(Sebuah resume dari sebuah bab dalam buku -Fiqh Prioritas-)
Fiqh Prioritas
“Prioritas dalam Bidang Fatwa dan Da’wah”
Bismillaah. Dengan menyebut asma-Nya yang ilmunya melebihi dunia sisinya, yang apabila dituliskan dengan tinta yang besumber pada seluruh lautan, maka tak akan ada habis-habisnya ilmu itu dituliskan. Berbicara mengenai fiqh prioritas, semua muslim mutlak membutuhkan pemahaman atasnya. Baik sahabat zaman rasulullah, maupun muslim masa kini. Bahkan, dengan segala perubahan zaman, percepatan, dan globalisasi, semuanya terasa lebih kompleks dan membingungkan. Karenanya, kita memerlukan pedoman dalam melangkah, manakah yang harus didahulukan. Fiqh ini termasuk dalam fiqh kontemporer/ kekinian (semoga tidak salah), yang disesuaikan dengan keadaan-keadaan. Seperti yang ditulis Yusuf Al Qardhawi dalam bukunya, Fiqh Prioritas: Sesuatu yang semestinya didahulukan harus didahulukan, dan yang semestinya diakhirkan harus diakhirkan, dan sesuatu yang penting tidak boleh diabaikan. Setiap perkara mesti diletakkan di tempatnya dengan seimbang dan lurus, tidak lebih dan tidak kurang, seperti firman Allah dalam Q.S Ar Rahman: 7-9.
“Dan Allah SWT telah meninggikan langit dan Dia meletakkan neraca (keadilan). Supaya kamu jangan melampaui batas tentang neraca itu. Dan tegakkanlah timbangan itu dengan adil dan janganlah kamu mengurangi neraca itu.”
Dan, pada bab ini saya akan meresume mengenai bab 5 dalam buku: Prioritas dalam Bidang Fatwa dan Da’wah. Ada 6 subbab masing-masing yang akan saya jelaskan secara singkat di sini.

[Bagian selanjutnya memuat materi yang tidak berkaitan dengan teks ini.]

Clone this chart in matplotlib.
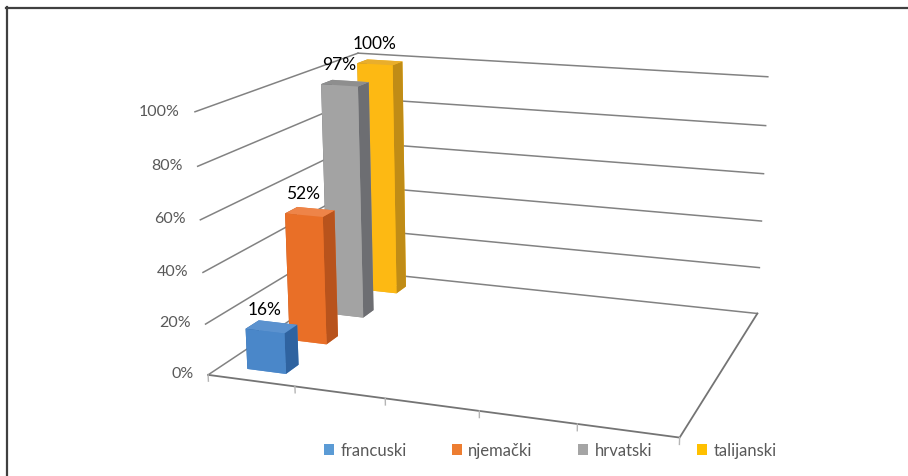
import numpy as np
import matplotlib.pyplot as plt
from matplotlib.patches import Patch
from matplotlib.lines import Line2D

plt.rcParams['font.family'] = ['Lato', 'DejaVu Sans']

languages = ['francuski', 'njemački', 'hrvatski', 'talijanski']
shares = [0.16, 0.52, 0.97, 1.00]
pct_ticks = [0.0, 0.2, 0.4, 0.6, 0.8, 1.0]
pct_labels = ['0%', '20%', '40%', '60%', '80%', '100%']

legend_colors = ['#5b9bd5', '#ed7d31', '#a5a5a5', '#ffc000']
# shaded faces of each column: front, side, top
front_colors = ['#4a87c9', '#e96f27', '#a3a3a3', '#fdb913']
side_colors = ['#2f63a0', '#b8531c', '#6d6e72', '#c08c16']
top_colors = ['#5b92cf', '#ee8448', '#8e8e8e', '#e9ae2c']

n_cols = 5               # slots along the front edge of the floor
n_rows = len(languages)  # rows going back

fig = plt.figure(figsize=(9.08, 4.77), dpi=100)
ax = fig.add_axes([0.2787, 0.0222, 0.5253, 1.0], projection='3d', computed_zorder=False)
ax.set_proj_type('persp', focal_length=0.62)
ax.view_init(elev=15, azim=-70.5)
ax.set_box_aspect((1.80, 1.41, 1.0), zoom=1.31)
ax.set_xlim(0, n_cols)
ax.set_ylim(0, n_rows)
ax.set_zlim(0, 1)
ax.set_axis_off()
ax.patch.set_alpha(0)

# wall gridlines
grid_kw = dict(color='#828282', lw=1.1, zorder=1, clip_on=False)
for z in pct_ticks:
    ax.plot([0, 0], [0, n_rows], [z, z], **grid_kw)
    ax.plot([0, n_cols], [n_rows, n_rows], [z, z], **grid_kw)

# floor edges and ticks
ax.plot([0, n_cols, n_cols], [0, 0, n_rows], [0, 0, 0], color='#747474', lw=1.3,
        zorder=1, clip_on=False)
for i in range(n_cols + 1):
    ax.plot([i, i], [0, 0], [0, -0.025], color='#b5b5b5', lw=1.0, zorder=1, clip_on=False)

for z, lab in zip(pct_ticks, pct_labels):
    ax.text(-0.17, 0, z, lab, ha='right', va='center', fontsize=11.5, color='#595959')

# columns
bar_w, bar_d = 0.45, 0.3
xs = np.full(n_rows, 0.3)
ys = np.arange(n_rows) + 0.3
face_colors = []
for f, s, t in zip(front_colors, side_colors, top_colors):
    face_colors += [t, t, f, f, s, s]   # -z, +z, -y, +y, -x, +x
ax.bar3d(xs, ys, np.zeros(n_rows), bar_w, bar_d, shares,
         color=face_colors, shade=False, linewidth=0, zorder=2, clip_on=False)

for x, y, h in zip(xs, ys, shares):
    ax.text(x + bar_w / 2, y, h + 0.055, f'{h:.0%}', ha='center', va='bottom',
            fontsize=12.5, color='black', zorder=3)

handles = [Patch(facecolor=c, edgecolor='none') for c in legend_colors]
fig.legend(handles, languages, loc='center', bbox_to_anchor=(0.606, 0.054), ncol=4,
           frameon=False, fontsize=12, labelcolor='#595959', handlelength=0.6,
           handleheight=0.6, handletextpad=0.4, columnspacing=2.7)

# frame around the chart
fig.add_artist(Line2D([6 / 908, 1], [1 - 8.5 / 477] * 2, transform=fig.transFigure,
                      color='#404040', lw=1.6))
fig.add_artist(Line2D([7 / 908] * 2, [0, 1 - 8 / 477], transform=fig.transFigure,
                      color='#404040', lw=1.6))

fig.savefig('out.png', dpi=100)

1. Memproritaskan persoalan yang ringan dan mudah atas persoalan yang berat dan sulit
Ada banyak nash mengenai fatwa dalam Al-Qur’an yang mengindikasikan bahwa yang mudah dan ringan itu lebih dicintai Allah dan rasulnya daripada yang berat. Misalkan saja, dalam ayat berikut:
“... Allah menghendaki kemudahan bagimu, dan tidak menghendaki kesukaran bagimu..” (Q.S Al Baqarah: 185)

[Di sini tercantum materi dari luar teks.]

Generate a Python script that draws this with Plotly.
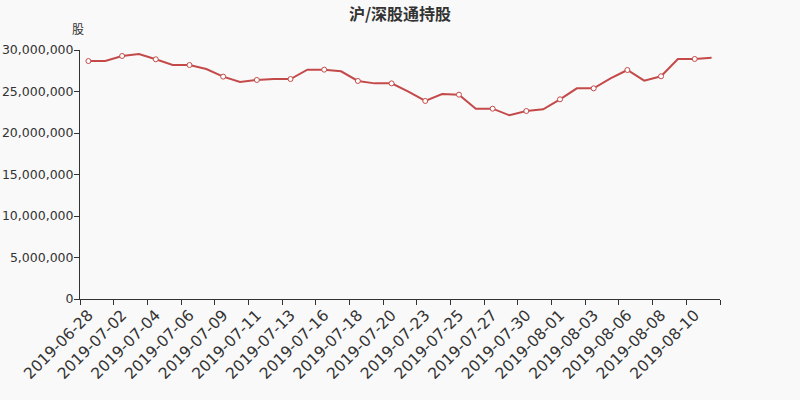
import plotly.graph_objects as go

dates = ["2019-06-28","2019-07-01","2019-07-02","2019-07-03","2019-07-04","2019-07-05",
         "2019-07-06","2019-07-08","2019-07-09","2019-07-10","2019-07-11","2019-07-12",
         "2019-07-13","2019-07-15","2019-07-16","2019-07-17","2019-07-18","2019-07-19",
         "2019-07-20","2019-07-22","2019-07-23","2019-07-24","2019-07-25","2019-07-26",
         "2019-07-27","2019-07-29","2019-07-30","2019-07-31","2019-08-01","2019-08-02",
         "2019-08-03","2019-08-05","2019-08-06","2019-08-07","2019-08-08","2019-08-09",
         "2019-08-10","2019-08-12"]
holdings = [28670000,28670000,29280000,29520000,28880000,28190000,
            28190000,27710000,26790000,26140000,26390000,26500000,
            26500000,27630000,27630000,27430000,26270000,25980000,
            25980000,24980000,23860000,24700000,24620000,22930000,
            22930000,22130000,22650000,22850000,24060000,25380000,
            25380000,26590000,27590000,26310000,26830000,28920000,
            28920000,29080000]
y_ticks = [0,5000000,10000000,15000000,20000000,25000000,30000000]

idx = list(range(len(dates)))
label_idx = idx[::2]
line_color = "#c44a4a"

fig = go.Figure()
fig.add_trace(go.Scatter(
    x=idx, y=holdings, mode="lines",
    line=dict(color=line_color, width=2), hoverinfo="skip", showlegend=False))
fig.add_trace(go.Scatter(
    x=label_idx, y=[holdings[i] for i in label_idx], mode="markers",
    marker=dict(symbol="circle", size=5, color="white",
                line=dict(color=line_color, width=1)),
    showlegend=False))
# boundary ticks
fig.add_trace(go.Scatter(x=[-0.5], y=[None], xaxis="x2", showlegend=False))

fig.update_layout(
    width=800, height=400,
    paper_bgcolor="#f9f9f9", plot_bgcolor="#f9f9f9",
    margin=dict(l=80, r=80, t=50, b=101),
    font=dict(family="DejaVu Sans, Noto Sans CJK SC", color="#333333"),
    title=dict(text="<b>沪/深股通持股</b>", x=0.5, xanchor="center", y=1 - 14 / 400,
               yanchor="middle", yref="container",
               font=dict(size=16, color="#333333", family="Noto Sans CJK SC")),
    xaxis=dict(range=[-0.5, len(dates) - 0.5], tickmode="array", tickvals=label_idx,
               ticktext=[dates[i] for i in label_idx], tickangle=-45, automargin=False,
               ticks="", showgrid=False, zeroline=False, showline=True,
               linecolor="#333333", linewidth=1, tickfont=dict(size=15.5, color="#333333")),
    xaxis2=dict(overlaying="x", matches="x", range=[-0.5, len(dates) - 0.5],
                tickmode="array", tickvals=[i - 0.5 for i in idx[::2]] + [len(dates) - 0.5],
                ticks="outside", ticklen=5, tickcolor="#333333", showticklabels=False,
                automargin=False, showgrid=False, zeroline=False, side="bottom", anchor="y"),
    yaxis=dict(range=[0, 30000000], tickvals=y_ticks, tickformat=",d", automargin=False,
               ticks="outside", ticklen=5, tickcolor="#333333", showgrid=False,
               zeroline=False, showline=True, linecolor="#333333", linewidth=1,
               ticklabelstandoff=-2,
               tickfont=dict(size=12.5, color="#333333")),
    annotations=[dict(text="股", x=-0.003, y=1.088, xref="paper", yref="paper",
                      xanchor="center", yanchor="middle",
                      showarrow=False, font=dict(size=12, color="#333333",
                      family="Noto Sans CJK SC"))],
)

fig.write_html("out.html", config={"displayModeBar": False},
               post_script="document.body.style.margin='0';document.body.style.background='#f9f9f9';")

Keringanan, atau rukhsah, digunakan pada kondisi-kondisi tertentu yang memang dibutuhkan. Sebuah fatwa tidak akan saklek begitu-dan harus begitu, karena Allah menganjurkan untuk melakukan yang mudah dan ringan. Misalkan saja pada waktu itu ada sahabat yang dipayungi dalam perjalanan. Kemudian rasul bertanya kenapa ia dipayungi, ternyata karena ia puasa. Maka, rasul menganjurkan lebih baik tak berpuasa saat perjalanan, kecuali yang benar-benar kuat dan telah terbiasa. Rasul juga menganjurkan kita untuk mnyegerakan berbuka kala berpuasa, jika telah tiba waktunya. Pernah dengar kisah seorang sahabat yang meninggal karena salahnya seorang sahabat yang memberikan informasi mengenai keharusan mandi junub bagi yang junub, padahal yang junub itu sedang terluka parah di kepalanya? Kala itu memang sang Sahabat belum tahu bahwa ada keringanan. Maka rasul memarahinya, bahwa ada keringan.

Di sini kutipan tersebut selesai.